**RAW DATA**
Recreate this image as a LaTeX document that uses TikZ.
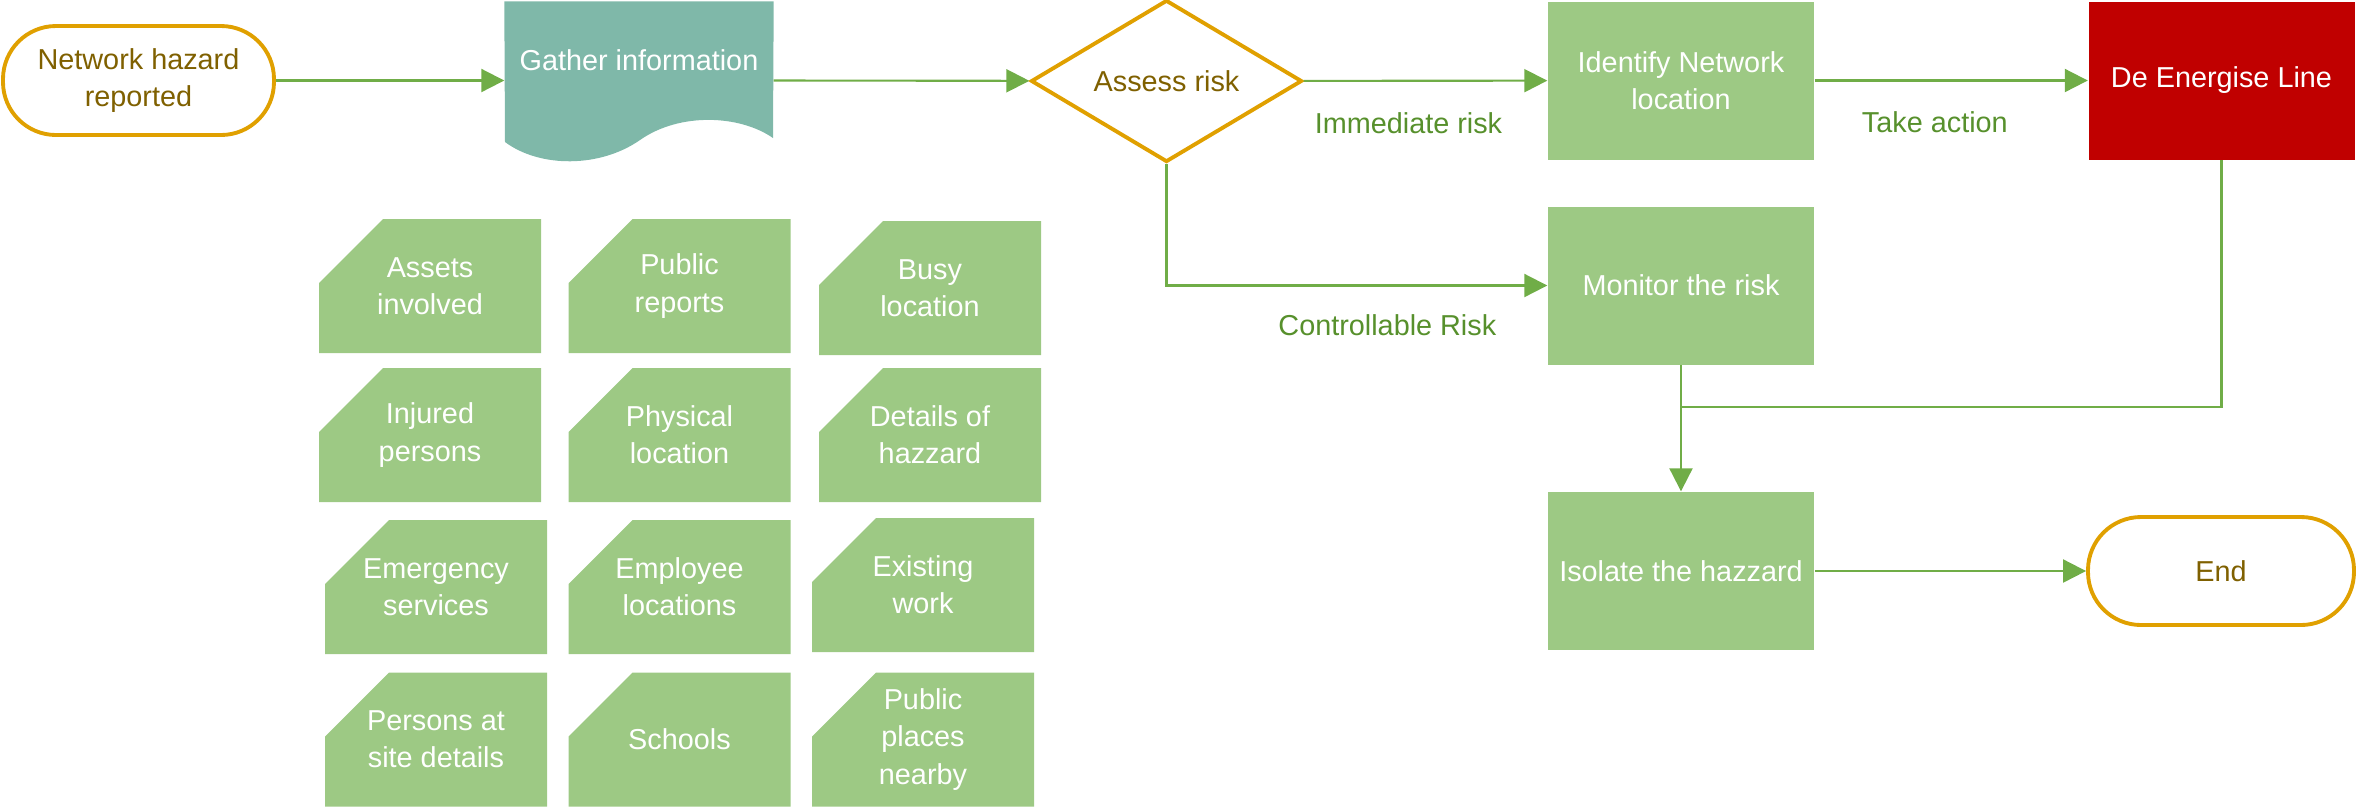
\documentclass[tikz,border=0pt]{standalone}
\usepackage{fontspec}
\setmainfont{Liberation Sans}
\usepackage{tikz}
\usetikzlibrary{arrows.meta}
\tikzset{>={Triangle[length=0.23cm,width=0.23cm]}}
\usetikzlibrary{backgrounds}
\usetikzlibrary{shapes,positioning}
\definecolor{cardColor}{HTML}{9DC984}
\definecolor{docColor}{HTML}{7FB8A9}
\definecolor{stopColor}{HTML}{C00000}
\definecolor{termColor}{HTML}{E0A000}
\definecolor{brownText}{HTML}{7F6000}
\definecolor{lineColor}{HTML}{70AD47}
\definecolor{labelColor}{HTML}{57902C}
\tikzset{
  terminal/.style={draw=termColor,line width=1.1pt,rounded corners=0.53cm,
    minimum width=2.71cm,minimum height=1.09cm,text=brownText,align=center},
  process/.style={fill=cardColor,text=white,minimum width=2.66cm,
    minimum height=1.58cm,align=center},
  card/.style={text=white,inner sep=0pt,minimum width=2.22cm,
    minimum height=1.34cm,align=center,
    path picture={\fill [cardColor] (path picture bounding box.south west)
      -- ([yshift=-0.64cm]path picture bounding box.north west)
      -- ([xshift=0.64cm]path picture bounding box.north west)
      -- (path picture bounding box.north east)
      -- (path picture bounding box.south east) -- cycle;}},
  flow/.style={lineColor,line width=0.6pt,->},
  lbl/.style={text=labelColor}
}

\begin{document}
\begin{tikzpicture}[font=\fontsize{8.2pt}{10.6pt}\selectfont]
  \useasboundingbox (0,0) rectangle (23.57,-8.07);

  % main flow
  \node [terminal] (start) at (1.385,-0.805) {Network hazard\\reported};
  \node [text=white,minimum width=2.68cm,minimum height=1.16cm] (gather)
    at (6.39,-0.60) {Gather information};
  \node [diamond,draw=termColor,line width=1.1pt,aspect=1.67,inner sep=0pt,
    minimum width=2.71cm,minimum height=1.62cm,text=brownText] (assess)
    at (11.665,-0.81) {Assess risk};
  \node [process] (identify) at (16.81,-0.805) {Identify Network\\location};
  \node [process,fill=stopColor] (deenergise) at (22.215,-0.805) {De Energise Line};
  \node [process] (monitor) at (16.81,-2.855) {Monitor the risk};
  \node [process] (isolate) at (16.81,-5.71) {Isolate the hazzard};
  \node [terminal,minimum width=2.66cm,minimum height=1.08cm] (finish)
    at (22.21,-5.71) {End};

  % document shape behind the text
  \begin{scope}[on background layer]
    \fill [docColor] (gather.north west) -- (gather.north east) -- (7.73,-1.38)
      .. controls (7.40,-1.15) and (6.80,-1.12) .. (6.40,-1.40)
      .. controls (6.00,-1.68) and (5.40,-1.68) .. (5.05,-1.42) -- cycle;
  \end{scope}

  % things to gather
  \node [card] (assets) at (4.30,-2.86) {Assets\\involved};
  \node [card] (reports) at (6.795,-2.86) {Public\\reports};
  \node [card] (busy) at (9.30,-2.88) {Busy\\location};
  \node [card] (injured) at (4.30,-4.35) {Injured\\persons};
  \node [card] (physical) at (6.795,-4.35) {Physical\\location};
  \node [card] (details) at (9.30,-4.35) {Details of\\hazzard};
  \node [card] (emergency) at (4.36,-5.87) {Emergency\\services};
  \node [card] (employee) at (6.795,-5.87) {Employee\\locations};
  \node [card] (existing) at (9.23,-5.85) {Existing\\work};
  \node [card] (persons) at (4.36,-7.395) {Persons at\\site details};
  \node [card] (schools) at (6.795,-7.395) {Schools};
  \node [card] (places) at (9.23,-7.395) {Public\\places\\nearby};

  % connectors
  \draw [flow] (start.east) -- (start.east -| gather.west);
  \draw [flow] (start.east -| gather.east) -- (assess);
  \draw [flow] (assess) -- node [lbl,pos=0.43,yshift=-0.42cm] (immLbl)
    {Immediate risk} (identify);
  \draw [flow] (identify) -- node [lbl,pos=0.44,yshift=-0.42cm] (actLbl)
    {Take action} (deenergise);
  \draw [flow] (assess.south) |- node [lbl,pos=0.79,yshift=-0.40cm] (ctrlLbl)
    {Controllable Risk} (monitor.west);
  \draw [flow] (monitor) -- (isolate);
  \coordinate (join) at (16.81,-4.07);
  \draw [lineColor,line width=0.6pt] (deenergise.south) |- (join);
  \draw [flow] (isolate) -- (finish);

\end{tikzpicture}
\end{document}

**TASK DETAILS**
Exactly as written, please give again the lines from the beginning of the listing through the line containing "(0,0) rectangle (23.57,-8.07);", inclusive, without any pictures.

**CORRECT OUTPUT**
Recreate this image as a LaTeX document that uses TikZ.
\documentclass[tikz,border=0pt]{standalone}
\usepackage{fontspec}
\setmainfont{Liberation Sans}
\usepackage{tikz}
\usetikzlibrary{arrows.meta}
\tikzset{>={Triangle[length=0.23cm,width=0.23cm]}}
\usetikzlibrary{backgrounds}
\usetikzlibrary{shapes,positioning}
\definecolor{cardColor}{HTML}{9DC984}
\definecolor{docColor}{HTML}{7FB8A9}
\definecolor{stopColor}{HTML}{C00000}
\definecolor{termColor}{HTML}{E0A000}
\definecolor{brownText}{HTML}{7F6000}
\definecolor{lineColor}{HTML}{70AD47}
\definecolor{labelColor}{HTML}{57902C}
\tikzset{
  terminal/.style={draw=termColor,line width=1.1pt,rounded corners=0.53cm,
    minimum width=2.71cm,minimum height=1.09cm,text=brownText,align=center},
  process/.style={fill=cardColor,text=white,minimum width=2.66cm,
    minimum height=1.58cm,align=center},
  card/.style={text=white,inner sep=0pt,minimum width=2.22cm,
    minimum height=1.34cm,align=center,
    path picture={\fill [cardColor] (path picture bounding box.south west)
      -- ([yshift=-0.64cm]path picture bounding box.north west)
      -- ([xshift=0.64cm]path picture bounding box.north west)
      -- (path picture bounding box.north east)
      -- (path picture bounding box.south east) -- cycle;}},
  flow/.style={lineColor,line width=0.6pt,->},
  lbl/.style={text=labelColor}
}

\begin{document}
\begin{tikzpicture}[font=\fontsize{8.2pt}{10.6pt}\selectfont]
  \useasboundingbox (0,0) rectangle (23.57,-8.07);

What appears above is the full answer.